The next voice is that of the other mother, Carmen, whose daughter, Katerina, like Audrey, is trying out for a place in the boy’s team where, as Ben had told Jonica, girls will learn “speed and aggression”. While Jonica tries, unsuccessfully, to resist her husband’s pressure to push the children, Carmen is more like Ben. She wants her daughter to achieve where she had failed, and she will manipulate and kowtow as much as is necessary to ensure this happens. Her theme or motif is “goal poacher”, the one who “attempts to shoot goals from loose balls … and uses other non-traditional ways of scoring”. Perfect for the resourceful Carmen.

And so the novel progresses through to Audrey’s and Katerina’s voices, where we see the pressures that their parents don’t. These girls do want to play well, but they also want other things in their lives. They are teens, for heaven’s sake! And Viggers’ rendition of them convinced me.

The penultimate voice is Ben’s, and here, in particular, is where Viggers’ choice of a multi-voice structure shines, because, while he’s still unlikable, we also see his point of view. Ben is the alpha male, no doubt about it, but he loves his family and he’s not so tuned out that he doesn’t sense something is wrong with Audrey in time to take critical action. This is the value of reading, being able to see a situation from another point of view. We don’t have to agree with Ben – I’m sure few of us do – but we can see where he’s coming from and that he’s human. This awareness can be achieved with third person voices, of course, but Viggers has effectively used first person voice here to directly confront readers with her protagonists’ thoughts.

By the end of the novel I was impressed by the careful and sophisticated way in which Viggers had developed and explored her main idea, which is to encourage us to think about our attitudes to and behaviour around competitive children’s sport. She offers no easy solutions. This is not a didactic book. There are many points left open for readers to think about. Can you play for fun, for example, and what does that look like?

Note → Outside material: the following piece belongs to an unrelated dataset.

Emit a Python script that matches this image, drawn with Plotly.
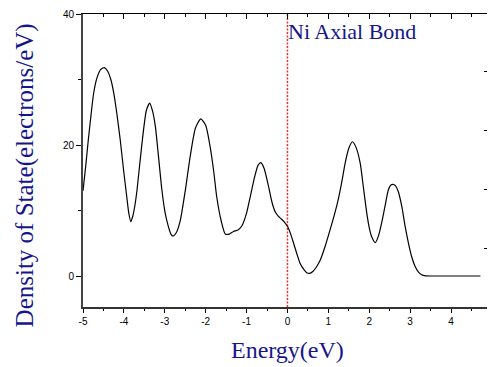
import plotly.graph_objects as go

energy = [-5.00, -4.93, -4.87, -4.80, -4.74, -4.66, -4.57, -4.48, -4.40, -4.32, -4.25, -4.17, -4.09, -4.01,
          -3.93, -3.88, -3.83, -3.78, -3.73, -3.68, -3.60, -3.52, -3.45, -3.37, -3.30, -3.23, -3.15, -3.07,
          -2.99, -2.91, -2.85, -2.80, -2.72, -2.62, -2.50, -2.38, -2.25, -2.12, -2.00, -1.89, -1.80, -1.73,
          -1.62, -1.52, -1.42, -1.32, -1.22, -1.12, -1.00, -0.91, -0.80, -0.72, -0.65, -0.57, -0.46, -0.38,
          -0.30, -0.22, -0.15, -0.07, 0.00, 0.08, 0.15, 0.23, 0.31, 0.40, 0.47, 0.54, 0.62, 0.70, 0.80,
          0.92, 1.04, 1.15, 1.25, 1.33, 1.41, 1.50, 1.59, 1.68, 1.78, 1.86, 1.94, 2.00, 2.06, 2.15, 2.23,
          2.31, 2.39, 2.47, 2.53, 2.58, 2.64, 2.71, 2.80, 2.88, 2.96, 3.04, 3.12, 3.20, 3.28, 3.38, 3.50, 4.72]
dos = [13.0, 17.0, 20.8, 24.8, 27.9, 30.2, 31.5, 31.8, 31.3, 30.0, 28.0, 24.7, 20.8, 16.3,
       12.1, 9.6, 8.3, 9.2, 10.8, 13.1, 17.8, 22.3, 25.3, 26.4, 25.2, 22.8, 18.0, 13.1,
       9.6, 7.5, 6.4, 6.1, 6.6, 8.5, 13.0, 18.2, 22.6, 24.0, 23.0, 19.7, 15.8, 12.1,
       8.4, 6.4, 6.4, 6.8, 7.0, 7.6, 9.6, 12.1, 15.2, 16.9, 17.3, 16.4, 13.6, 11.3,
       9.8, 9.1, 8.7, 8.2, 7.6, 6.4, 5.0, 3.4, 1.9, 1.0, 0.5, 0.4, 0.7, 1.3, 2.4,
       4.5, 7.0, 9.4, 11.9, 14.4, 17.2, 19.5, 20.5, 19.6, 17.2, 13.4, 9.6, 7.4, 6.0, 5.1, 6.2,
       8.3, 10.8, 13.2, 13.9, 14.0, 13.8, 12.9, 10.5, 7.5, 5.0, 2.9, 1.5, 0.65, 0.2, 0.03, 0.0, 0.0]

x_ticks = [-5, -4, -3, -2, -1, 0, 1, 2, 3, 4]
y_ticks = [0, 20, 40]
fermi = 0

navy = "#16168a"
serif = "Liberation Serif, Times New Roman, serif"
sans = "Liberation Sans, Arial, sans-serif"

fig = go.Figure()
fig.add_trace(go.Scatter(x=[fermi, fermi], y=[-4.73, 40], mode="lines",
                         line=dict(color="rgb(255,40,40)", width=1.5, dash="2px,1.5px"),
                         showlegend=False, hoverinfo="skip"))
fig.add_trace(go.Scatter(x=energy, y=dos, mode="lines",
                         line=dict(color="black", width=1.2, shape="spline", smoothing=0.6),
                         showlegend=False, hoverinfo="skip"))
# top axis carrier
fig.add_trace(go.Scatter(x=[fermi], y=[0], xaxis="x2", yaxis="y2", mode="markers",
                         marker=dict(opacity=0), showlegend=False, hoverinfo="skip"))

fig.update_layout(
    width=488, height=367,
    margin=dict(l=83, r=1, t=14, b=60),
    paper_bgcolor="white", plot_bgcolor="white",
    xaxis=dict(range=[-5, 4.88], tickvals=x_ticks, ticktext=[str(v) for v in x_ticks],
               ticks="outside", ticklen=4, tickwidth=1, tickcolor="black",
               minor=dict(dtick=0.5, tick0=-5, ticks="outside", ticklen=2, tickcolor="black"),
               showline=True, linecolor="#333", linewidth=1.5, showgrid=False, zeroline=False,
               tickfont=dict(family=sans, size=10, color="black")),
    yaxis=dict(range=[-4.73, 40], tickvals=y_ticks, ticks="outside", ticklen=5, tickwidth=1,
               tickcolor="black",
               minor=dict(tickvals=[10, 30], ticks="outside", ticklen=3, tickcolor="black"),
               showline=True, linecolor="#444", linewidth=1.8, showgrid=False, zeroline=False,
               tickfont=dict(family=sans, size=10, color="black")),
    xaxis2=dict(range=[-5, 4.88], overlaying="x", side="top", anchor="y",
                tickvals=x_ticks, ticks="inside", ticklen=5, tickcolor="black",
                minor=dict(dtick=0.5, tick0=-5, ticks="inside", ticklen=3, tickcolor="black"),
                showticklabels=False, showline=True, linecolor="black", linewidth=1.2,
                showgrid=False, zeroline=False),
    yaxis2=dict(range=[0, 4.97], overlaying="y", side="right", anchor="x",
                tickvals=[1, 2, 3, 4], ticks="inside", ticklen=3, tickcolor="black",
                showticklabels=False, showline=False, showgrid=False, zeroline=False),
    annotations=[
        dict(text="Density of State(electrons/eV)", textangle=-90, xref="paper", yref="paper",
             x=-0.1436, y=0.449, xanchor="center", yanchor="middle", showarrow=False,
             font=dict(family=serif, size=25, color=navy)),
        dict(text="Energy(eV)", xref="paper", yref="paper", x=0.506, y=-0.147,
             xanchor="center", yanchor="middle", showarrow=False,
             font=dict(family=serif, size=24, color=navy)),
        dict(text="Ni Axial Bond", xref="paper", yref="paper", x=0.5025, y=0.9386,
             xanchor="left", yanchor="middle", showarrow=False,
             font=dict(family=serif, size=22, color=navy)),
    ],
)

fig.write_html("out.html")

In the above-linked interview with Viggers, she said she has realised that she is an issues-based writer. This is exactly what I thought as I started reading Sidelines. On the surface, it departs from her previous, environment-themed novels but, in fact, like those novels, it takes an issue Viggers cares about and explores it through characters who are real on the page. I enjoyed the read, but more than that, I hope it gets read and talked about in places where it matters.

* Interestingly, another Tsiolkas book, Barracuda (my post), starts with elite children’s sport, but while class is also an element, it takes a long view of what happens when things don’t go to plan.

Karen Viggers
Sidelines
Crows Nest: Allen & Unwin, 2024
343pp.
ISBN: 9781761470714

23 thoughts on “Karen Viggers, Sidelines (#BookReview)

  1. LOL I only ever once went to watch The Offspring play sport. Somebody hurt him and I almost rushed onto the field to remonstrate. 

    After that I left it to the Ex. My contribution was fundraising and washing the muddy uniforms. 

  2. I’m not a Tsiolkas fan, but I think I could be a Viggers fan. Were I her, I would be slightly miffed at “her novel has a structure rather like Christos Tsiolkas’ The slap“. But for all I know (which isn’t a big lot), she might be delighted.

  3. I never find novels about sport very successful. Barracuda I thought was more about class than sport, but maybe that’s just what I read into it (and class distinction is more overt in Melbourne than in the rest of the country). Perhaps anyway, this is a novel about parenting, which at least writers know something about.

    • All good points Bill. I guess the “about” is the issue. I often think about that word when I’m writing reviews. I know I use it ambiguously – “about” can mean the setting, the broad subject matter that provides the context of a book, as well as meaning the theme or idea being explored. Both Sidelines and Barracuda are “about” sport, but the themes are something else. Parenting is definitely one of the themes of Sidelines but it’s also about coaches, clubs and our western competitive societies I think. Class is in there too, but I agree that class is a significant theme of Barracuda.

  4. Oh, I must read this book. Competitive sport for children isn’t just about the children—-that’s for sure.

  5. I’ve been meaning to get a copy of this for Mr Books. He is president of our local football association. Between that role and both boys playing the game since they were 5 and 6, we’ve seen it all. On the field and off!

  6. I looked this author up in my own library system. There are three books there, and all the covers would definitely suggest “women’s fiction.” Also, the descriptions tend to use words like sweeping and redemptive. I’m not sure that’s right for me, but maybe my library will get this book. It sounds a lot like The Slap, without that author’s obsession with men thinking incessantly about their genitals.

    • Spot on Melanie, this is how her books have been marketed. In other sessions she has expressed frustration with her covers. Her books do straddle the “women’s fiction” genre (if we can call it that) but her covers do tend to seal that deal. They probably get her more sales but they can be limiting too.

      The structure is like The slap, but its theme is more specifically issue-focused. There is more carnality in Tsiolkas, but to focus on that does I think also limit him.

  7. Just from the cover and the early mention of parenting/other people’s children I was thinking of The Slap (which likely says as much about my own very limited familiarity with Australian fiction as anything). A topic ripe for conflict and seemingly high stakes and, in the right hands, nuance. Sounds intriguing.

    • Thanks Marcie. I think it shows some good familiarity with Australian Actor. That book is many years old now, and yet you thought of it. Do you think it would have relevance in Canada?

  8. Sounds great, Sue. I’ve enjoyed Karen’s other novels. And even though I’m not into sports at all, I’ve loved many a novel on the topic, including Baracuda and Jock Serong’s The Rules of Backyard Cricket. Evidence of the magic of literature, perhaps!

    • Thanks Angela. I do like tennis, but am not into sports overall, I do like novels that explore issues around sport. I have had Serong’s novel on my TBR for a long time. Anyhow, if you like Viggers’ novels and are interested in writing about sports I’m sure you will like this.